As far as I know, a large percentage of the VC money in Bulgaria comes from the Fund of Funds. The goal of that money is to develop the regional innovation ecosystem and yet, way too often investors are following the traditional Silicon Valley VC business model: 10 highly-scalable investments in the portfolio, let’s hope one of them makes it. So, innovation money becomes purely capitalistic. You take money not to innovate but to get to the next fundraising round and hopefully exit one day.
And I think that the pendant is going to swing back when it comes to burning money to get an IPO. Profitability has to be a factor in startups more and more. So, I expect to see new models of innovation funding pop up. The VC one has shown many limitations and it’s not fueling sustainable business practices.
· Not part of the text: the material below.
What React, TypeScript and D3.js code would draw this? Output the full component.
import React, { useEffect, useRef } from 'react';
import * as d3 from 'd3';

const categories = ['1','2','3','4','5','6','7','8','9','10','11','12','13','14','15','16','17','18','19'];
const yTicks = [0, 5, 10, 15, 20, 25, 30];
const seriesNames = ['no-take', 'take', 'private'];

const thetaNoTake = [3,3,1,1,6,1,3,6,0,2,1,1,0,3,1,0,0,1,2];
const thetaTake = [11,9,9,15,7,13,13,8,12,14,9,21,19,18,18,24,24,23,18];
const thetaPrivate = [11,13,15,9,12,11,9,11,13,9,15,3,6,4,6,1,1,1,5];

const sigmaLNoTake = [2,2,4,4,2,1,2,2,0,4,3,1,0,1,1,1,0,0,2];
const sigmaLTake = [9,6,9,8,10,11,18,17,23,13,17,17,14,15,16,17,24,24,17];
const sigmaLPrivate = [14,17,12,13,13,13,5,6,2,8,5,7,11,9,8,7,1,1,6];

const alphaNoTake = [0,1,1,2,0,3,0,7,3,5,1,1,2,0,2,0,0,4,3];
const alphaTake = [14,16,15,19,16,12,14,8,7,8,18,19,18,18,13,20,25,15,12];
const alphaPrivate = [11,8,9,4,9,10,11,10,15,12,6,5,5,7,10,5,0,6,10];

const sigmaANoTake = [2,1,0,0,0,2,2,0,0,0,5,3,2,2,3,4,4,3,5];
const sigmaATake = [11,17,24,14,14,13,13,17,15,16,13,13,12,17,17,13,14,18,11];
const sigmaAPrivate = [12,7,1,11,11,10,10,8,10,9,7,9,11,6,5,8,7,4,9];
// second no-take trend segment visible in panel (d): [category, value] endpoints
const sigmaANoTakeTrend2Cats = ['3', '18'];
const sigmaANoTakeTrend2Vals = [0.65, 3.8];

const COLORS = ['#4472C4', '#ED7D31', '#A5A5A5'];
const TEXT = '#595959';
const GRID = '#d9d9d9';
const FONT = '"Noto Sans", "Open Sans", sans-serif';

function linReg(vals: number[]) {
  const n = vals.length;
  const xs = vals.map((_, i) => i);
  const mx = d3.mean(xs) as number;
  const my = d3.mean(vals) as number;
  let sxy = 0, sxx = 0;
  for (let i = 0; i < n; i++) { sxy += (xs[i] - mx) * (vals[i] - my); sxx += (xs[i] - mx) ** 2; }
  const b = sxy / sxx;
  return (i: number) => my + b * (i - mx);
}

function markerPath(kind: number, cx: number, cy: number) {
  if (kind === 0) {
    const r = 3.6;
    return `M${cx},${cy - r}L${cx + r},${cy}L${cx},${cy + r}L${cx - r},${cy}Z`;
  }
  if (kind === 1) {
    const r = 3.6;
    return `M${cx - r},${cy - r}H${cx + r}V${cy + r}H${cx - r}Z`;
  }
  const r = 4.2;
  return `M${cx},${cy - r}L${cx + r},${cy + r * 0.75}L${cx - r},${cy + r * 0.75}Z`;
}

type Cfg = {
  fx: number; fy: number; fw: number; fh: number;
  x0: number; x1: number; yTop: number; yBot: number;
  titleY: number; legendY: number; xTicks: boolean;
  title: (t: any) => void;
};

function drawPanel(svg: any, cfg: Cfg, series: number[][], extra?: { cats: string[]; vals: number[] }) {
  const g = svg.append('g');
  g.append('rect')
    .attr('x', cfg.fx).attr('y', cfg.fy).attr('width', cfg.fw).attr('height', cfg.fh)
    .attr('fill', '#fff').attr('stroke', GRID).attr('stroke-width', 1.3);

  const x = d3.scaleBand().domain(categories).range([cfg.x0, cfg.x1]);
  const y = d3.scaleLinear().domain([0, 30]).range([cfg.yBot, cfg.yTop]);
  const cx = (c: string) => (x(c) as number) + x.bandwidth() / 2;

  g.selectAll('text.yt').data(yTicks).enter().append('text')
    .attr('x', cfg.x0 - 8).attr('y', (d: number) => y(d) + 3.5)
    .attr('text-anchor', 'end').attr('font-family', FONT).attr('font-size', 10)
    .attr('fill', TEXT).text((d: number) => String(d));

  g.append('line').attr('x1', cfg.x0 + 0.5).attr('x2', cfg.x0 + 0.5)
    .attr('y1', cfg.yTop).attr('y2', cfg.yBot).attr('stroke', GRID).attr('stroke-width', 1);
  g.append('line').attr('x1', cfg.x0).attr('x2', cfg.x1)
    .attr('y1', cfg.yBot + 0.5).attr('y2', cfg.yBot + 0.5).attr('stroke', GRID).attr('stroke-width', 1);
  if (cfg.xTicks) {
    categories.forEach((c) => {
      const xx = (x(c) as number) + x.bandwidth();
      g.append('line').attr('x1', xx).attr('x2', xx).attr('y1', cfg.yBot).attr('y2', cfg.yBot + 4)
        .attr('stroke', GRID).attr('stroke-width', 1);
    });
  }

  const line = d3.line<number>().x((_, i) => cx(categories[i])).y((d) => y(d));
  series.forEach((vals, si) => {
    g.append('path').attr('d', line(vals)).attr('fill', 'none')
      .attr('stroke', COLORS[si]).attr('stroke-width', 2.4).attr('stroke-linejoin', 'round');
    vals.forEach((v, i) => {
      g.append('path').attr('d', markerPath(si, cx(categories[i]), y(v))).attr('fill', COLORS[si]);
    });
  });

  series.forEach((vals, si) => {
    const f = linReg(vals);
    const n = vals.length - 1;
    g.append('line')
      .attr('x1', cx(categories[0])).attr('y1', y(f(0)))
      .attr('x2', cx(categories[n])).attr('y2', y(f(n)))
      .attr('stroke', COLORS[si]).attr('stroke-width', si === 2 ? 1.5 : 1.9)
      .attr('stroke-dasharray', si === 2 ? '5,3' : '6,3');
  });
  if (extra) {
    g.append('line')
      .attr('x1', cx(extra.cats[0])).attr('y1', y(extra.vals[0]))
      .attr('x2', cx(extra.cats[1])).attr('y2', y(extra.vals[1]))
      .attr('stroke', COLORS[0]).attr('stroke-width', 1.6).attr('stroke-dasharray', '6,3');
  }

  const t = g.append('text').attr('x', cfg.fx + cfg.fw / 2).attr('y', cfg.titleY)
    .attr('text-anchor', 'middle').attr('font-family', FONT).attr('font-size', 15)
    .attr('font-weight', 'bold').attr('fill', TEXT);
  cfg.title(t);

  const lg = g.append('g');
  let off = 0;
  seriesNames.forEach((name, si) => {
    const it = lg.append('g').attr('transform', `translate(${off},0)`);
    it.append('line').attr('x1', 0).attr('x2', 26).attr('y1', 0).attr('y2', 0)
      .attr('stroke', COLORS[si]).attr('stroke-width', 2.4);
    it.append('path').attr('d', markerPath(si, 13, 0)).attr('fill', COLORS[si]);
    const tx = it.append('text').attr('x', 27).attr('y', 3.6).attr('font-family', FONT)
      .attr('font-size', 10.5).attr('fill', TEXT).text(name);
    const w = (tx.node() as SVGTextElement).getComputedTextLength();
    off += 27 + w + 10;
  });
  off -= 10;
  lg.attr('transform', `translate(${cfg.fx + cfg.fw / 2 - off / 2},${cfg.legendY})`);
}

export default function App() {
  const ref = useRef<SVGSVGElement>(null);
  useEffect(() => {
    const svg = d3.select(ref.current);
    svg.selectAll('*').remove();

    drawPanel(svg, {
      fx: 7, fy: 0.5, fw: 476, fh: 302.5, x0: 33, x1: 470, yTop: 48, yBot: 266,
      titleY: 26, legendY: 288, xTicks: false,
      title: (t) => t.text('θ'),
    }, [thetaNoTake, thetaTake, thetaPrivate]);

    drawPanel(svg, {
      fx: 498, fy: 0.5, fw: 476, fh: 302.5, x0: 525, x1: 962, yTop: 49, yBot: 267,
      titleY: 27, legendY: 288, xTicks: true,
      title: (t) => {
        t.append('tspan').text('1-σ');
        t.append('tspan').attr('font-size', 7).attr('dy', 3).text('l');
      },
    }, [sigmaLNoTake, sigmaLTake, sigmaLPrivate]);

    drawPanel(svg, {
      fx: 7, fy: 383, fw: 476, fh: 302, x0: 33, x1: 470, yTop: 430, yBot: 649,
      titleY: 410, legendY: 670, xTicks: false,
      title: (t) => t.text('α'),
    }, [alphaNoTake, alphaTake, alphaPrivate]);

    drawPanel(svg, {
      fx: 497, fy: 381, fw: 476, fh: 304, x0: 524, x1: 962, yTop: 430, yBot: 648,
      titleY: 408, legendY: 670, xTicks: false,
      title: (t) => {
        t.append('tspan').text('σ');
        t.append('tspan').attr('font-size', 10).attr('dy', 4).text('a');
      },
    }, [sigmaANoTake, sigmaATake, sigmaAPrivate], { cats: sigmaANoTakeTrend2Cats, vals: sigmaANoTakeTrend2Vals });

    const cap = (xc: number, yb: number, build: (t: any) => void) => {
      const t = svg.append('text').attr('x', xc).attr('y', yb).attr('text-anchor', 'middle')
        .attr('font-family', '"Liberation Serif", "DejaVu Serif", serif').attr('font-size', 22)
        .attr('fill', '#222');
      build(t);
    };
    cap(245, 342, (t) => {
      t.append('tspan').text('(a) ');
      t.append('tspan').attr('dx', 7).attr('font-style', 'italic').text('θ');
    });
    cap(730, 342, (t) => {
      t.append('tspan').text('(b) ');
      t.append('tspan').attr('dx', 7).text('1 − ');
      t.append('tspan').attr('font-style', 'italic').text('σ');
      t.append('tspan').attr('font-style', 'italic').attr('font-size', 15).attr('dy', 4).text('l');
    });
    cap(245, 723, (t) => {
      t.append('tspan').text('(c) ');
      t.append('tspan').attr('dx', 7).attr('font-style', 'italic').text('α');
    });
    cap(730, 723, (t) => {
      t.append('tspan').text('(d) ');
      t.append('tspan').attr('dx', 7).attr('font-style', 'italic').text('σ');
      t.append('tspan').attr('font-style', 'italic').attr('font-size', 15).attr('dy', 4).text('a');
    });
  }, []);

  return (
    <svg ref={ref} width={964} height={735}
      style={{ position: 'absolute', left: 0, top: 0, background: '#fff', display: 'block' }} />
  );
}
Today it’s too much about disruption – you have to tear something down in order to build another up.
Then what are the alternatives to the traditional VC model?
Back in Denmark, it’s the job of the government to further the economy in general, to maintain a focus on creating innovation. If some of it fails – it’s okay. Think about universities, we have accepted that not all research has to produce a Nobel Prize.
The micro VC model is also interesting to think about. I know an investor in The Netherlands who would put money not in 10-12 companies but in 50, just smaller tickets. Then, based on empirical evidence, they would invest more in the startups that with time have shown the most progress.
Another answer is probably regulation. Which done in a progressive, constructive way is a good thing. Government and EU money, in particular, should be spent towards a clear purpose. For example, “50% of the money are to be invested in startups with women founders.” Maybe VCs should have separate funds – one focused on making a difference for society, and one on making as much money as possible. These two things require a completely different mindset and probably shouldn’t be mixed in the same bottle.